Someone once said that it is easier to imagine the end of the world than to imagine the end of capitalism. We can now revise that and witness the attempt to imagine capitalism by way of imagining the end of the world. (Frederic Jameson)
I am in the theatre again, watching another disaster unfold. This theatre is in fact not a theatre at all but a small magnolia room in some municipal building in the centre of Maribor. We are squeezed along two walls, the rest of the space given up to the stage area. The room is a mess. A familiar assemblage of post-catastrophe trinkets; cardboard boxes, blood stained mattresses, buckets, tarpaulin, a table lamp, objects swaddled in bubble-wrap. Three figures chatter incessantly, ducking for cover at imagined sounds, circling each other with tiny silver pistols, dripping fake blood onto fake wounds, skittishly performing their rituals of animal survival. It’s the end of the world as we know it, as we’ve known it so many times before.
I watch and as I watch I remember all the times I have sat in similar performances watching the world coming to an end. The fake blood, the smoke machines, the failing lights, the mania, the old routines of modern life persisting into this catastrophic new world like the muscle memory of a thousand boring dinner parties. My own work has all-too-often been drawn in this same direction, seduced by fantasies of floods and riots and monster attacks, rooms filling with smoke both real and imagined. I have told stories of disasters that bring down whole cities, recreated with giddy melodrama by performers in giant Godzilla-shaped slippers.
This woozy millenarianism is I think a kind of longing; a longing for escape that can only name the place it is trying to escape from not where it might want to escape to. It is a kind of utopia perhaps, a version of Cicero’s idealised rural retreat for a time when nature no longer seems as distant and untouched by society as it once did; when capitalism appears so all-encompassing that its only opposite is total nothingness. As such these apocalyptic dreams are not so much born out of a fear of change, but rather a fear that nothing will ever change.
‘The terrible scenario is not that the world is going to end, but that it is not, and we are going to have to continue to live in it.’ This is how Karolina Babič begins her tour of Maribor. We are standing in the ageing ticket hall of the city’s modest railway station. We are here partly because it was the railway that built Maribor, a convenient junction on the journey between Austria and Italy, but also because its current emptiness is important. Not many people come to the city. Like so many places across Europe it is an industrial town stripped of its industry, struggling to cope in a global economy that no longer has much use for it. Karolina defines places by movement – a city is somewhere people go to, and a town is somewhere people stay, willingly or otherwise, and by these definitions Maribor is very definitely a town.
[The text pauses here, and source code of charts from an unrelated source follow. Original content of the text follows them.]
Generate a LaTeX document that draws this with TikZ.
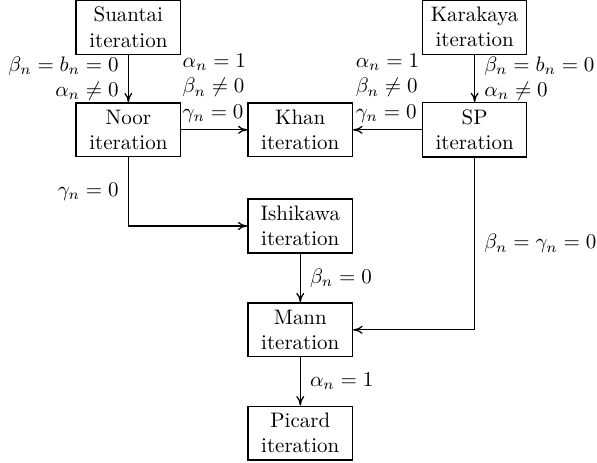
\documentclass[tikz,border=0pt]{standalone}
\usepackage{amsmath}
\usetikzlibrary{arrows.meta}

\tikzset{iterbox/.style={draw, semithick, align=center, minimum width=1.75cm, minimum height=0.87cm},
	flow/.style={semithick, -{To[length=4.5pt, width=3.8pt]}}}

\begin{document}
\begin{tikzpicture}
			%%%%% START %%%%%
			\useasboundingbox (0, 0) rectangle (10, 7.755);
			
			\node[iterbox] (suantai) at (2.15, 7.30) {Suantai\\iteration};
			\node[iterbox] (karakaya) at (7.95, 7.30) {Karakaya\\iteration};
			
			\node[iterbox] (noor) at (2.15, 5.58) {Noor\\iteration};
			\node[iterbox] (khan) at (5.03, 5.58) {Khan\\iteration};
			\node[iterbox] (sp) at (7.95, 5.58) {SP\\iteration};
			
			\node[iterbox] (ishikawa) at (5.03, 3.97) {Ishikawa\\iteration};
			\node[iterbox] (mann) at (5.03, 2.23) {Mann\\iteration};
			\node[iterbox] (picard) at (5.03, 0.50) {Picard\\iteration};
			
			\draw[flow] (suantai) -- node[left, align=right, xshift=-1pt] {$\beta_n=b_n=0$\\$\alpha_n\neq0$} (noor);
			\draw[flow] (karakaya) -- node[right, align=left, xshift=1pt] {$\beta_n=b_n=0$\\$\alpha_n\neq0$} (sp);
			
			\draw[flow] (noor) -- node[above, align=left] {$\alpha_n=1$\\$\beta_n\neq0$\\$\gamma_n=0$} (khan);
			\draw[flow] (sp) -- node[above, align=left] {$\alpha_n=1$\\$\beta_n\neq0$\\$\gamma_n=0$} (khan);
			
			\draw[flow] (noor) |- node[pos=0.25, left, xshift=-1pt] {$\gamma_n=0$} (ishikawa);
			\draw[flow] (sp) |- node[pos=0.25, right, xshift=1pt] {$\beta_n=\gamma_n=0$} (mann);
			
			\draw[flow] (ishikawa) -- node[right, xshift=1pt] {$\beta_n=0$} (mann);
			\draw[flow] (mann) -- node[right, xshift=1pt] {$\alpha_n=1$} (picard);
			
			%%%%% END %%%%%
		\end{tikzpicture}
\end{document}
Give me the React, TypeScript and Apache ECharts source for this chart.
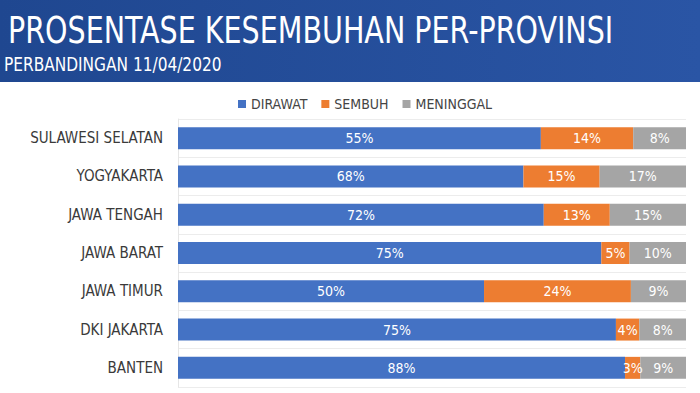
import React, { useEffect, useRef } from "react";
import * as echarts from "echarts";

const provinces = [
  "SULAWESI SELATAN",
  "YOGYAKARTA",
  "JAWA TENGAH",
  "JAWA BARAT",
  "JAWA TIMUR",
  "DKI JAKARTA",
  "BANTEN",
];
const dirawat = [55, 68, 72, 75, 50, 75, 88];
const sembuh = [14, 15, 13, 5, 24, 4, 3];
const meninggal = [8, 17, 15, 10, 9, 8, 9];
const seriesNames = ["DIRAWAT", "SEMBUH", "MENINGGAL"];
const colors = ["#4472c4", "#ed7d31", "#a5a5a5"];
const titleText = "PROSENTASE KESEMBUHAN PER-PROVINSI";
const subtitleText = "PERBANDINGAN 11/04/2020";

const FONT = "'DejaVu Sans Condensed', 'Noto Sans', sans-serif";

export default function App() {
  const ref = useRef<HTMLDivElement>(null);
  useEffect(() => {
    document.body.style.margin = "0";
    const chart = echarts.init(ref.current!, null, { renderer: "svg" });
    const raw = [dirawat, sembuh, meninggal];
    const totals = provinces.map((_, i) => dirawat[i] + sembuh[i] + meninggal[i]);
    const series = raw.map((arr, s) => ({
      name: seriesNames[s],
      type: "bar",
      stack: "total",
      barWidth: 22,
      itemStyle: { color: colors[s] },
      data: arr.map((v, i) => (v / totals[i]) * 100),
      label: {
        show: true,
        position: "inside",
        color: "#ffffff",
        fontFamily: FONT,
        fontSize: 14,
        formatter: (p: any) => raw[s][p.dataIndex] + "%",
      },
    }));
    chart.setOption({
      animation: false,
      backgroundColor: "#ffffff",
      graphic: [
        {
          type: "rect",
          left: 0,
          top: 0,
          shape: { width: 700, height: 82 },
          style: {
            fill: new echarts.graphic.LinearGradient(0, 0, 1, 0, [
              { offset: 0, color: "#1f4790" },
              { offset: 1, color: "#2a55a5" },
            ]),
          },
          z: -1,
        },
        {
          type: "text",
          x: 8,
          y: 12,
          scaleX: 0.858,
          style: {
            text: titleText,
            fill: "#ffffff",
            font: `37px ${FONT}`,
          },
        },
        {
          type: "text",
          x: 4,
          y: 55,
          scaleX: 0.9,
          style: {
            text: subtitleText,
            fill: "#ffffff",
            font: `19px ${FONT}`,
          },
        },
      ],
      legend: {
        top: 92,
        left: 233,
        itemWidth: 8,
        itemHeight: 8,
        itemGap: 14,
        icon: "rect",
        textStyle: { color: "#444444", fontSize: 14, fontFamily: FONT },
        data: seriesNames,
      },
      grid: { left: 178, right: 14, top: 119, bottom: 6, containLabel: false },
      xAxis: {
        type: "value",
        min: 0,
        max: 100,
        show: false,
      },
      yAxis: {
        type: "category",
        data: provinces,
        inverse: true,
        axisLine: { show: true, lineStyle: { color: "#e6e6e6" } },
        axisTick: { show: false },
        splitLine: { show: true, lineStyle: { color: "#ececec" } },
        axisLabel: {
          color: "#3a3a3a",
          fontSize: 15,
          fontFamily: FONT,
          margin: 15,
        },
      },
      series,
    });
    return () => chart.dispose();
  }, []);
  return <div ref={ref} style={{ width: 700, height: 393 }} />;
}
All our collected stories of romantic annihilation have little to offer to a place struggling with the very ordinary problems of deindustrialisation, a global recession, out-of-town shopping centres and chronic underemployment. Instead Karolina tells us a story of what it means to stay. She tells us about the slow and unglamorous work of transforming a city and a community through economic policy and social enterprise. We visit thrift stores and bicycle repair shops. We hear about strategies for getting the long term unemployed back into work and laws that enable new social enterprises to secure three years of free rent in government-owned properties. Later in another conversation with a group of local artists we will hear similar stories of slow and careful development – of new collaborations forged in moments of collective adversity. Stories of the time dedicated by those who stayed – theatres built by hand in empty casinos and old nightclubs, exhibitions presented in living rooms and public toilets. The first fragile shoots of something didn’t exist before.
What emerges from these stories, and from the city itself, is a collective attempt at re-making Maribor as a site of collective ownership and collective responsibility. A polis, with no distinction made between the city and its people. A place that is held together by something more than commerce. At a time when the desire to leave my own city has, for a variety of reasons, never felt stronger, it is heartening to see in this quietly beautiful city what it might mean to remain.